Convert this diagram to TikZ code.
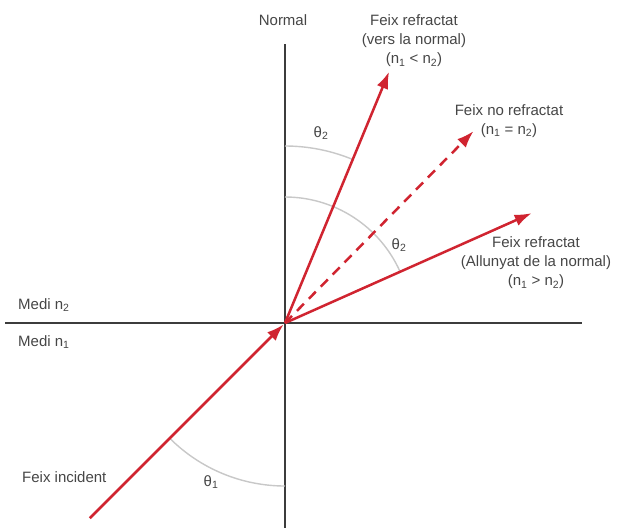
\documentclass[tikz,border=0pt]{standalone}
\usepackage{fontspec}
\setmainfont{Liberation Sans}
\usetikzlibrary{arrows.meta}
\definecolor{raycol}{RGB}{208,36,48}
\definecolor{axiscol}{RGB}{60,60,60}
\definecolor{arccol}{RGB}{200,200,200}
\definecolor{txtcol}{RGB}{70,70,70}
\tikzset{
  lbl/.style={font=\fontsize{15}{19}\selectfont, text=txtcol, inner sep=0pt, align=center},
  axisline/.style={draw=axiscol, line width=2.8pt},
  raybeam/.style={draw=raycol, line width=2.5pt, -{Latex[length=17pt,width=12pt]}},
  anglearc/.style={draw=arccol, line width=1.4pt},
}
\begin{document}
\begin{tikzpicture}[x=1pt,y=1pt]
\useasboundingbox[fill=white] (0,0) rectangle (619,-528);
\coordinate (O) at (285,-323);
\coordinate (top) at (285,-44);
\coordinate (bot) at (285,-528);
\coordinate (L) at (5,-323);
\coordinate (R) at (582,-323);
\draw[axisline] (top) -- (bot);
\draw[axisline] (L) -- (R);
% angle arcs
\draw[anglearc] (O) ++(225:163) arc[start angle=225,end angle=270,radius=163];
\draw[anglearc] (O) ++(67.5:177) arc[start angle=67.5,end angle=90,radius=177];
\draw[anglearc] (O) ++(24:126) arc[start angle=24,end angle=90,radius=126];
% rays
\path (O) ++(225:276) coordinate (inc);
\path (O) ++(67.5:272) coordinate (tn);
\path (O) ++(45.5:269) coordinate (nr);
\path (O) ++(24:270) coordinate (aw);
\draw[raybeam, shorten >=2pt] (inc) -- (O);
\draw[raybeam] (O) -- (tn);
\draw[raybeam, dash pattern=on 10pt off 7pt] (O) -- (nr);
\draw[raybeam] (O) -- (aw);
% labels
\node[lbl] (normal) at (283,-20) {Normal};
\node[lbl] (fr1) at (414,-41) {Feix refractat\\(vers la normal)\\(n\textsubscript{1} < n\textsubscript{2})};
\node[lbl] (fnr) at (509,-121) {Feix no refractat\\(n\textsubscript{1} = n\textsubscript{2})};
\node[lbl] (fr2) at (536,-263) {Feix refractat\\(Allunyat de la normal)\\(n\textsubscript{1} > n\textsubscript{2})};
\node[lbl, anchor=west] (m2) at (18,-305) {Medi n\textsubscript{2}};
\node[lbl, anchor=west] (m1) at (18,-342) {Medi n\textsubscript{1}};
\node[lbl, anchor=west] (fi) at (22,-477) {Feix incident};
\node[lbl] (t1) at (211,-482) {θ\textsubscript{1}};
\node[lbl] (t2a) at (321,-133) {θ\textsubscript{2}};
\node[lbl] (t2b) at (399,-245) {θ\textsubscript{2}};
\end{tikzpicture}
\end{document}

════

Written exercise: Quote the preceding listing precisely and completely, omitting its images.

Complete output:
Convert this diagram to TikZ code.
\documentclass[tikz,border=0pt]{standalone}
\usepackage{fontspec}
\setmainfont{Liberation Sans}
\usetikzlibrary{arrows.meta}
\definecolor{raycol}{RGB}{208,36,48}
\definecolor{axiscol}{RGB}{60,60,60}
\definecolor{arccol}{RGB}{200,200,200}
\definecolor{txtcol}{RGB}{70,70,70}
\tikzset{
  lbl/.style={font=\fontsize{15}{19}\selectfont, text=txtcol, inner sep=0pt, align=center},
  axisline/.style={draw=axiscol, line width=2.8pt},
  raybeam/.style={draw=raycol, line width=2.5pt, -{Latex[length=17pt,width=12pt]}},
  anglearc/.style={draw=arccol, line width=1.4pt},
}
\begin{document}
\begin{tikzpicture}[x=1pt,y=1pt]
\useasboundingbox[fill=white] (0,0) rectangle (619,-528);
\coordinate (O) at (285,-323);
\coordinate (top) at (285,-44);
\coordinate (bot) at (285,-528);
\coordinate (L) at (5,-323);
\coordinate (R) at (582,-323);
\draw[axisline] (top) -- (bot);
\draw[axisline] (L) -- (R);
% angle arcs
\draw[anglearc] (O) ++(225:163) arc[start angle=225,end angle=270,radius=163];
\draw[anglearc] (O) ++(67.5:177) arc[start angle=67.5,end angle=90,radius=177];
\draw[anglearc] (O) ++(24:126) arc[start angle=24,end angle=90,radius=126];
% rays
\path (O) ++(225:276) coordinate (inc);
\path (O) ++(67.5:272) coordinate (tn);
\path (O) ++(45.5:269) coordinate (nr);
\path (O) ++(24:270) coordinate (aw);
\draw[raybeam, shorten >=2pt] (inc) -- (O);
\draw[raybeam] (O) -- (tn);
\draw[raybeam, dash pattern=on 10pt off 7pt] (O) -- (nr);
\draw[raybeam] (O) -- (aw);
% labels
\node[lbl] (normal) at (283,-20) {Normal};
\node[lbl] (fr1) at (414,-41) {Feix refractat\\(vers la normal)\\(n\textsubscript{1} < n\textsubscript{2})};
\node[lbl] (fnr) at (509,-121) {Feix no refractat\\(n\textsubscript{1} = n\textsubscript{2})};
\node[lbl] (fr2) at (536,-263) {Feix refractat\\(Allunyat de la normal)\\(n\textsubscript{1} > n\textsubscript{2})};
\node[lbl, anchor=west] (m2) at (18,-305) {Medi n\textsubscript{2}};
\node[lbl, anchor=west] (m1) at (18,-342) {Medi n\textsubscript{1}};
\node[lbl, anchor=west] (fi) at (22,-477) {Feix incident};
\node[lbl] (t1) at (211,-482) {θ\textsubscript{1}};
\node[lbl] (t2a) at (321,-133) {θ\textsubscript{2}};
\node[lbl] (t2b) at (399,-245) {θ\textsubscript{2}};
\end{tikzpicture}
\end{document}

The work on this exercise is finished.